Several factors are working together in an attempt to overcome more than 20 years of decreasing water flows, including:

— Winter snowmelt was 145 percent above normal, allowing Lake Mead to rise to 34 percent full with Lake Powell at 37 percent.

— Rules that regulated water use for decades are being reworked. Current guidelines established in 2007 expire at the end of 2026, but prolonged drought conditions that sharply cut water flows “pose unacceptable risks to routine operations of Glen Canyon and Hoover dams,” says the revised document released this week. The hope is to have new guidelines in place as soon as possible.

— The Bipartisan Infrastructure Law is providing more than $8 billion to help fund improvements and efficiencies in water systems over the next five years.

— The three lower basin states, including Nevada, California and Arizona, collectively developed a plan to conserve 3 million acre-feet by 2026, a decline of 14 percent across the Southwest. The three states already have saved a million acre-feet, according to Southern Nevada Water Authority spokesman Bronson Mack.

— In Nevada, consumptive water usage is on track to be 200,000 acre-feet by the end of 2023. It’s the lowest in any year since the 1990s, Mack said. Last year’s usage was 223,000 acre-feet. Under current rules, the state is allowed to use 275,000 acre-feet annually. The amount not used will be stored in Lake Mead, as well as any unused water allotments for California and Arizona.

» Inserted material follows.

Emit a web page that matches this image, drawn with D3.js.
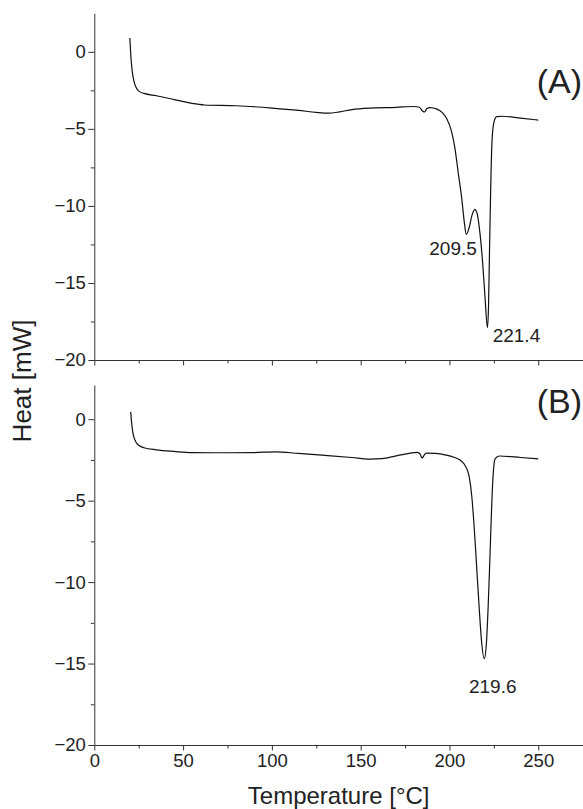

The lake stood at nearly 1,066 feet above sea level Thursday at Hoover Dam, about a foot off where it was exactly two years ago. The spring runoff and outflow from Glen Canyon Dam has raised the lake level about 22 feet since mid-March.

“Last season we were genuinely worried that boating at Lake Mead might be over,” said Vance Randall, a veteran of 15 years of boating on the lake. “After the summer, we feel like boating at Lake Mead will be around for a long time.”

Nevada water reductions

Reduced water use in Nevada is coming from many avenues of conservation, Mack said. The two main avenues are better adherence to seasonal watering restrictions and the consistent removal of grass in favor of drip-irrigation landscaping.

“Two years ago we had about 50 percent (of residents) following water restrictions. Now it is about 75 percent,” he said.

Any removal of grass leads to a permanent reduction of water use, Mack noted, adding that it takes a column of water 10 feet deep to annually water a square foot of grass while drip irrigation requires less than a 3-foot column per year.

Other measures coming into play this year and going forward include a restriction on the size of home swimming pools, decreased water allotments for golf courses and a prohibition on new installations of evaporative cooling systems.

The weather in 2023 was also a help, Mack said.

“We had a lot of good rainy days and some good monsoon days,” he said. “That allows people to reduce or turn off outdoor watering, but it also cools the environment, and evaporative cooling systems that are working to cool indoor spaces don’t have to work as hard.”

Southern Nevada has been a world leader in water conservation for decades, Mack noted, but changing conditions on the Colorado River mean more must be done.

“We continue to find inefficiencies in water use and put together programs, policies or procedures to make that inefficiency more efficient,” he said. “We simply have to implement a strategy to use less.”